Lack of aggregate demand in the economy is the major factor for the current slowdown. Different schools of economic thought consider various reasons for the deficiency in aggregate demand. In the same way, policy prescriptions also vary. For instance, the Keynesian school believe that economic slump can be addressed by influencing aggregate demand through the expansionary policies of the government. Keynesians believe that the Great Depression in 1930s was due to lack of aggregate demand, and advocated increased government expenditure to stimulate the economy.
On the other hand, Monetarists believe that the Great Depression was due to the contraction in money supply, which caused a slump in the aggregate demand. Monetarists believes that money supply in an economy is the primary driver of economic growth. Let’s analyse, Indian economy’s current economic scenario from the perspective of Monetarists.
The central theme of monetarism is Milton Friedman’s ‘Quantity Theory of Money’. It states that money supply multiplied by the velocity of money equals the nominal expenditure in the economy. The formula is given as:
MV=PQ
where;
M=Money supply
V=Velocity
P= Average price of goods and services
Q=Quantity of goods and services sold
Assuming velocity as constant, monetarists believe that changes in M is the driver of the equation.
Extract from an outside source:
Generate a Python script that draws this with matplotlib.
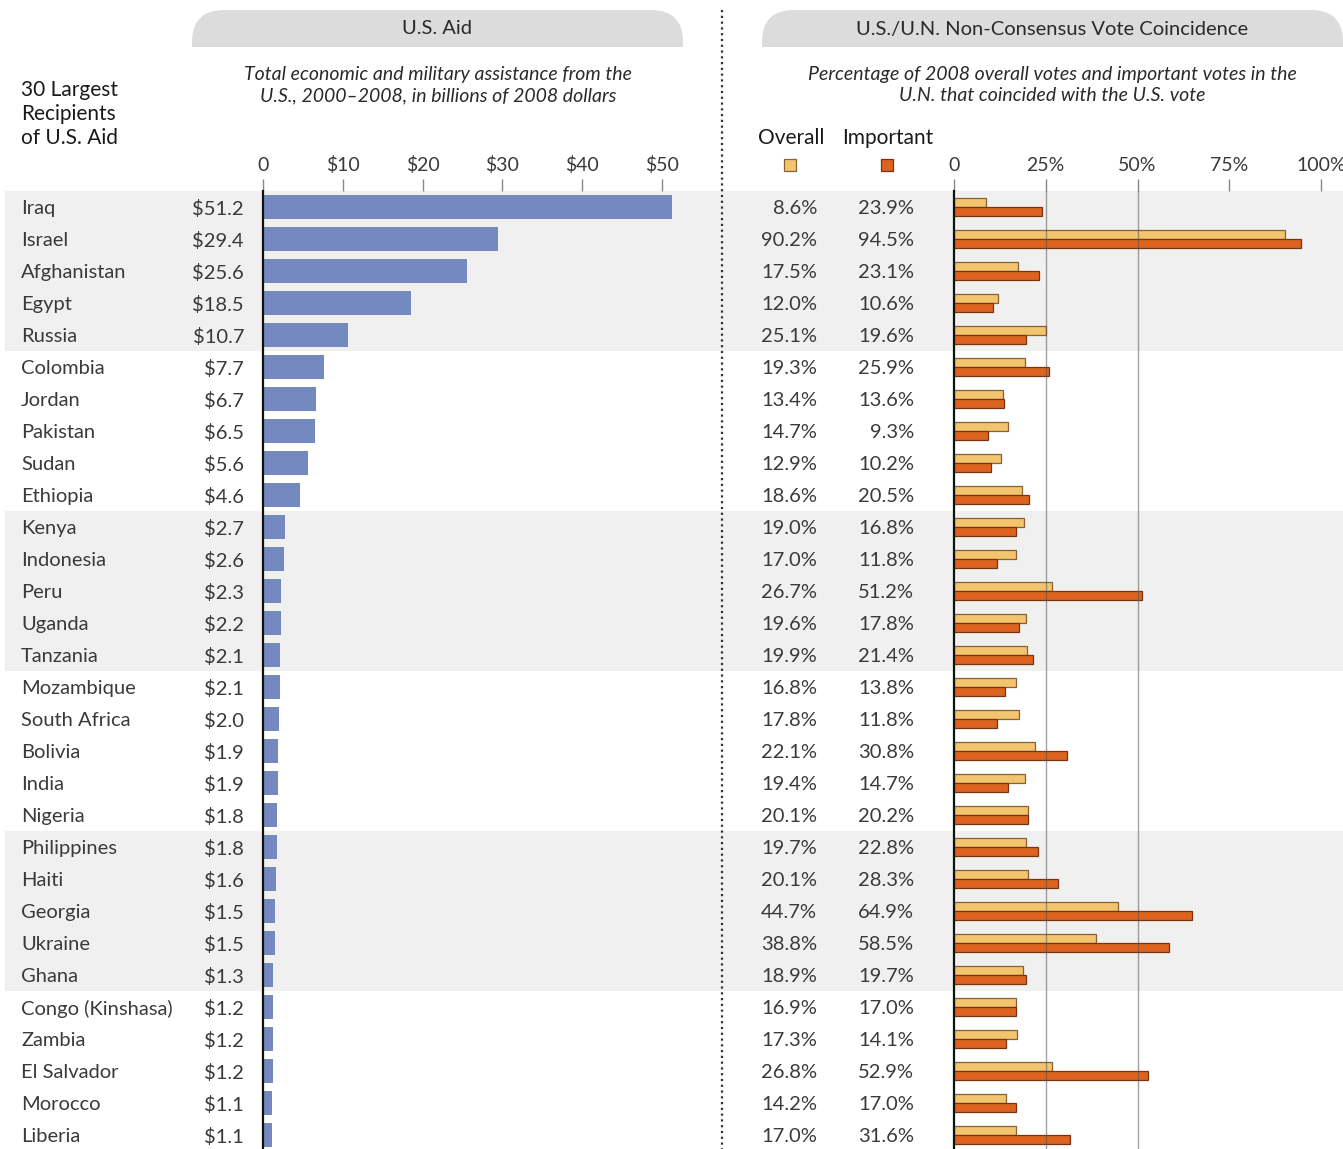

In short, money supply is the major factor influencing GDP or economic growth. Monetarists believe that variation in money supply affect prices in the long run and economic output in the short term.
Let’s analyse the trend of money supply in India. Generally, M1 is used as the measure of money supply. M1, narrow money, is the sum of currency held by public (C), demand deposits in banks (DD), and other deposits in RBI (OD).
The below graph shows the trend in money supply (M1) from 2012-13 to 2018-19. It can be seen that there is a dip in the growth rate of money supply in 2016-17 at 3.05 percent, compared to 13.53 percent in 2015-16.
The fall in money supply in 2016-17 could be attributed to the impact of demonetisation. For instance, between Nov’16 and Feb’17 the YoY growth rate of money supply was negative before it turned positive in the month of March. The YoY growth rate of the money supply was -13 percent, -19 percent, -14 percent, and -10 percent in Nov’16, Dec’16, Jan’17, and Feb’17 respectively. It again slipped to negative growth rate in April’17 and May’17, and climbed to 1.34 percent in June’17. The negative growth rate of money supply is an unusual phenomenon in any economy.
Monetarists led by Milton Friedman argued that money supply should grow at a constant rate to have positive impact on the overall economy. In the Indian scenario, this relation was broken, and the growth rate in money supply even slipped to negative in certain months. If we go by the Monetarist argument, the fall in money supply in 2016-17 could have negatively impacted the economic output in the country. However, with the growth rate of money supply climbing back and at 14 percent in 2018-19, it is expected that there will be a positive influence on the economy in the coming years.
Monetarism is also not free from criticism. However, it is important to understand all factors that influence economic growth, and initiate steps to recoup the economy.